Which is how it became the case that the only real “book banning” epidemic in Western publishing was brought about by convincing people to self-censor. There were two main ways this was done in the publishing industry. In one, the writer would finish the manuscript and the industry would get cold feet after finding out that, to take a real world example, the author of a book with main characters who are black was Filipino. The lesson for the writer: Just don’t write the book to begin with, and save everyone the time and effort. In the other method of squelching books, Amazon would delist a book already for sale based on some ever-changing grievance standard that suddenly sparks a protest.

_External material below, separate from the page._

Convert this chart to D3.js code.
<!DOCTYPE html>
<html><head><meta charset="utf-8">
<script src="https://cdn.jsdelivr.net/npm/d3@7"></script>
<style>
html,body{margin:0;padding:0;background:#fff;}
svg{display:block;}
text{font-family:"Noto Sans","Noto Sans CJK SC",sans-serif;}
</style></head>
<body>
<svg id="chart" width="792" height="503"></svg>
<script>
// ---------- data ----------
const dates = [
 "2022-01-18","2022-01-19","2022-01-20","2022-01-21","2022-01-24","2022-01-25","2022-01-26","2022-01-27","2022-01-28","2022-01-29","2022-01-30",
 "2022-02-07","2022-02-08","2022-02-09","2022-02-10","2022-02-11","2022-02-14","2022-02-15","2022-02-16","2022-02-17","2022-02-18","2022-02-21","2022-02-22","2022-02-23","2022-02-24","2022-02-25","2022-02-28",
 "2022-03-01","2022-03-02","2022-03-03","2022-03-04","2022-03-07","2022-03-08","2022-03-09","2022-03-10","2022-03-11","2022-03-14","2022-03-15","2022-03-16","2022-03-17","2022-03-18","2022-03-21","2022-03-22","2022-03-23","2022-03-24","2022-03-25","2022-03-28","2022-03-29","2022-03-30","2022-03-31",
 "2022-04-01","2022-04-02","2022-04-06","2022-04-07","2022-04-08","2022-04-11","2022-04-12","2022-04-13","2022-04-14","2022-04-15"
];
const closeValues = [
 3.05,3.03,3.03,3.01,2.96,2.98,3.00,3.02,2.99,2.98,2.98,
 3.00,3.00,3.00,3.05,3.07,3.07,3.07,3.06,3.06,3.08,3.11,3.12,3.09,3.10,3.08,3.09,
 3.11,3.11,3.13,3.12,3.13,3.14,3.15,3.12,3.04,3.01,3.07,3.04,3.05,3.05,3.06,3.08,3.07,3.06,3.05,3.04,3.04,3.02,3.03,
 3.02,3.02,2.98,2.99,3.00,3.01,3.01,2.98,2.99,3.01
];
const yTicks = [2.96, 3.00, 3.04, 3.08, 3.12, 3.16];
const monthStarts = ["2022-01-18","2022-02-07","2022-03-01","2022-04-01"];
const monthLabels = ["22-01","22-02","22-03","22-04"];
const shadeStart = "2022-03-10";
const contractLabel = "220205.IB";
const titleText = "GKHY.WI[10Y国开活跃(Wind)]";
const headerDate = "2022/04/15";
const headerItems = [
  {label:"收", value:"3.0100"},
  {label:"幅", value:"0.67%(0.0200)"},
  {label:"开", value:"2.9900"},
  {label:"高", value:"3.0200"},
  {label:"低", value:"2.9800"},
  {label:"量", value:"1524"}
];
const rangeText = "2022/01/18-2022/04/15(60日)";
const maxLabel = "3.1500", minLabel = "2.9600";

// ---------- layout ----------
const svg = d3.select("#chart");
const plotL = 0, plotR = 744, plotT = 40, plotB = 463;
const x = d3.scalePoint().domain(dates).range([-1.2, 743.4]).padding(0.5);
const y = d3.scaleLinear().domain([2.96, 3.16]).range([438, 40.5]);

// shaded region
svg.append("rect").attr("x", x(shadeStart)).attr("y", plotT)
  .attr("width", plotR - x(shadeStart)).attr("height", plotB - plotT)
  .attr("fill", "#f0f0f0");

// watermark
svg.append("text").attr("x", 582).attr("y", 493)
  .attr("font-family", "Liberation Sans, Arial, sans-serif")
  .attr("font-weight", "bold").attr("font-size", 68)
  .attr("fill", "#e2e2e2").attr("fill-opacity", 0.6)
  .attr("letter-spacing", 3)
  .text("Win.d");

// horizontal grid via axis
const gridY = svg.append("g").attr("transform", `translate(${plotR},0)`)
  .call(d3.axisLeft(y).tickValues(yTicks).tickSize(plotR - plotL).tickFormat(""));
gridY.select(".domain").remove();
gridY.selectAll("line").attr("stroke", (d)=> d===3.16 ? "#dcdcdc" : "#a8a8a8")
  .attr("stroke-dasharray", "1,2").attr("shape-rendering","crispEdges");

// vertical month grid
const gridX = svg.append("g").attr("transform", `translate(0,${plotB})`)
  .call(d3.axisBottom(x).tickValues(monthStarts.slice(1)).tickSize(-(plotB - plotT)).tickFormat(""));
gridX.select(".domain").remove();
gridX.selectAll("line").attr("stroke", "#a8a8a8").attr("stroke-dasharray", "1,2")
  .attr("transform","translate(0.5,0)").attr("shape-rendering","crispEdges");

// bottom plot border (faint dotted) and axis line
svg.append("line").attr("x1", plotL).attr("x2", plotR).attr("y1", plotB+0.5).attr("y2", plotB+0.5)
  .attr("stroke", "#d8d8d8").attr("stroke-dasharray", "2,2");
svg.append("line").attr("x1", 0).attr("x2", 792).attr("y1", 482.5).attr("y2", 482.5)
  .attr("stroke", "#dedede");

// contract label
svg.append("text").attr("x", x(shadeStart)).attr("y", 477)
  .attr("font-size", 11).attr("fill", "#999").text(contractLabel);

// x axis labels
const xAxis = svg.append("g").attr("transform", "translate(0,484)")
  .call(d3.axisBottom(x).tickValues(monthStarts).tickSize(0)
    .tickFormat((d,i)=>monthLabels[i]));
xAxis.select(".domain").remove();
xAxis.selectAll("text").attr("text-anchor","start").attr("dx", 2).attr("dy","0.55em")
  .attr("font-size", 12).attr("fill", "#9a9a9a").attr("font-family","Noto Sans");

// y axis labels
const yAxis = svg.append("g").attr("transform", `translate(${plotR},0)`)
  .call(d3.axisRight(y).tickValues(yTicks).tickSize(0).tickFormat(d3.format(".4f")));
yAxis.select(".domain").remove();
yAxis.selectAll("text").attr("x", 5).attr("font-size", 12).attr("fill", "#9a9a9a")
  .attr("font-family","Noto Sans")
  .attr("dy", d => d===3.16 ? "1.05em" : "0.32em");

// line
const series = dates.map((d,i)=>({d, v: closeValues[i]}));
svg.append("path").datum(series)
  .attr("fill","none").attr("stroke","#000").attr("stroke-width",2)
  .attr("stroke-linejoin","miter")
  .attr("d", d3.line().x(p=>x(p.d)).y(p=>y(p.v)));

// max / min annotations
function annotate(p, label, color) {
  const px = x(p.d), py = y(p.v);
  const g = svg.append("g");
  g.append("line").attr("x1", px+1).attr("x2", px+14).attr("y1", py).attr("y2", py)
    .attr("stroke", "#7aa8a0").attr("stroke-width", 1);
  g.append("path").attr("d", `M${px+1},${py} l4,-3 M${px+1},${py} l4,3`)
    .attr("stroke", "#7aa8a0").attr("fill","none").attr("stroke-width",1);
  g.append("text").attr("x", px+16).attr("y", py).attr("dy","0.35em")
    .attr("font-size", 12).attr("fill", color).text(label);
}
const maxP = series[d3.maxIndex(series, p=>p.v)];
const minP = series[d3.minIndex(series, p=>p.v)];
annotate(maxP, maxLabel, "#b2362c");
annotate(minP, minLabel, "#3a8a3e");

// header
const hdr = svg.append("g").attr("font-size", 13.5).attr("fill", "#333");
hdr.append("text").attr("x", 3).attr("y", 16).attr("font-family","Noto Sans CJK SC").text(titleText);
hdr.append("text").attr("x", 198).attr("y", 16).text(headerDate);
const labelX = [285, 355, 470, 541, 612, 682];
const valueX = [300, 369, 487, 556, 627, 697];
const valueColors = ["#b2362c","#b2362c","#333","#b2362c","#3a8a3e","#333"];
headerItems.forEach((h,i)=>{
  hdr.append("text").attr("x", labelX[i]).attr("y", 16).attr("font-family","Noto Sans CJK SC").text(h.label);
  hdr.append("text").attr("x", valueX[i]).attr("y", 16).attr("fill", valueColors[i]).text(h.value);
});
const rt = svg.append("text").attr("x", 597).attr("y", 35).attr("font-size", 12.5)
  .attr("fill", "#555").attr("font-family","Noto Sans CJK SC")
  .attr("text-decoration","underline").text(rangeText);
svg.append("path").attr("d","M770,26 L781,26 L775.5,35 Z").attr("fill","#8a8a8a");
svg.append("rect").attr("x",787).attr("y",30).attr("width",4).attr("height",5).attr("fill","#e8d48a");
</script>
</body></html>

This time the lesson is for the publisher: Just don’t accept books on such topics in the first place.

It has been the case for some time that this Sovietesque approach to killing art was being applied to Jewish creators. That went into overdrive after Oct. 7. I explained in January how that affected television writers and producers, and then in February how it was being carried out against musicians and writers.

Now we have a chillingly banal story of what this looks like from the inside of the publishing industry, via the Telegraph. “A very well-known literary agent of great repute and associated with books that one would immediately recognize said that he is having difficulty with his Jewish authors or writings on Jewish subjects because he just finds that much of literary London is now a no-go zone for Jews,” relayed writer and publisher Stephen Games. “He said there is no point putting proposals up to commissioning editors as they just are not interested.”

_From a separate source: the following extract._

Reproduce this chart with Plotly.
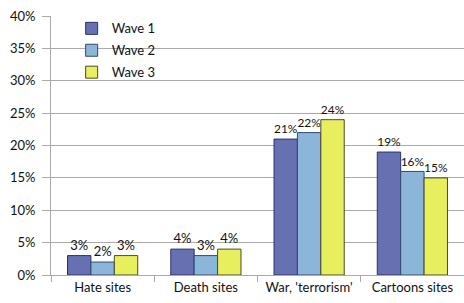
import plotly.graph_objects as go

categories = ["Hate sites", "Death sites", "War, 'terrorism'", "Cartoons sites"]
series_names = ["Wave 1", "Wave 2", "Wave 3"]
wave1 = [3, 4, 21, 19]
wave2 = [2, 3, 22, 16]
wave3 = [3, 4, 24, 15]
y_ticks = [0, 5, 10, 15, 20, 25, 30, 35, 40]

fills = ["#6770B0", "#8CB6D9", "#E7EF5E"]
lines = ["#2B3170", "#34496B", "#4A4A2A"]

font_family = "Lato, 'Open Sans', sans-serif"

fig = go.Figure()
for name, vals, fc, lc in zip(series_names, [wave1, wave2, wave3], fills, lines):
    fig.add_trace(go.Bar(
        name=name, x=categories, y=vals, legendgroup=name,
        marker=dict(color=fc, line=dict(color=lc, width=1)),
        text=[f"{v}%" for v in vals], textposition="outside",
        textfont=dict(size=13, color="#111111"),
        cliponaxis=False,
    ))

fig.update_layout(
    width=464, height=303,
    margin=dict(l=51, r=0, t=16, b=28, autoexpand=False),
    paper_bgcolor="white", plot_bgcolor="white",
    font=dict(family=font_family, size=13, color="#111111"),
    barmode="group", bargap=0.32, bargroupgap=0,
    legend=dict(x=0.05, y=1.01, xanchor="left", yanchor="top",
                bgcolor="rgba(0,0,0,0)", font=dict(size=13),
                traceorder="grouped", tracegroupgap=2, itemwidth=30),
    showlegend=True,
)
fig.update_yaxes(
    range=[0, 40.02], tickvals=y_ticks, ticktext=[f"{t}%" for t in y_ticks],
    showgrid=True, gridcolor="#AAAAAA", gridwidth=1,
    showline=True, linecolor="#AAAAAA", linewidth=1,
    ticks="outside", ticklen=8, tickcolor="#AAAAAA", ticklabelstandoff=4,
    zeroline=False, tickfont=dict(size=13), automargin=False,
)
fig.update_xaxes(
    showline=True, linecolor="#AAAAAA", linewidth=1,
    ticks="outside", tickson="boundaries", ticklen=6, tickcolor="#AAAAAA",
    tickfont=dict(size=13), automargin=False,
)

fig.write_html(
    "out.html",
    config={"displayModeBar": False},
    post_script="document.body.style.margin='0';document.body.style.overflow='hidden';",
)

Lest anyone try to claim this is about Israel-related books or authors—as if that would be acceptable either—the piece reports out the story of Gillian Freedman, a 67-year-old Jewish woman who, along with her husband, owns and operates a small farm in rural Bedfordshire. Freedman wrote a book titled Jews Milk Goats, about maintaining a Jewish life while living on a farm.

Pretty wholesome stuff, right? Well, not to the magazine editor who spiked a review of the book on the grounds that Jews are too controversial now. This quote from that editor, sent to the columnist who wrote the review, is among the better descriptions of our post-Oct. 7 reality you’ll find: “In the current, rather febrile, atmosphere I think we need to give a wide berth to anything which references Jewish people and Judaism. It just isn’t worth the hassle that will ensue.”

Nowhere in there does it say anything about Israel or Zionism. Because none of this is now or ever was about the democratic politics of a country in the Middle East. But that last line explains why it’s been so easy for mainstream cultural, educational, and political institutions throughout the enlightened West to simply close the door on anything or anyone Jewish. It just isn’t worth the hassle.

This is why the pro-Hamas demonstrators and activists do what they do. Because they can’t say “don’t serve Jews.” But they can and will make your life hell if you serve Jews.

If you live in Europe, as all the subjects of this particular story do, you know this doesn’t stop at a negative Yelp review. Why risk being labeled “Jew-lovers” or “Jew-lackeys,” as the Germans used to phrase it? It just isn’t worth the hassle.

The hassle, if it isn’t clear by now, is the point. The entire strategy of alienating Jews from polite society relies on cowardice. What few Americans and Brits realize is that their major publishing houses are already in line. They didn’t have to be pushed very far. Indeed, the speed with which the machinery of Jew-baiting came together after Oct. 7 is a reminder that old habits die hard. And there are few habits older than this.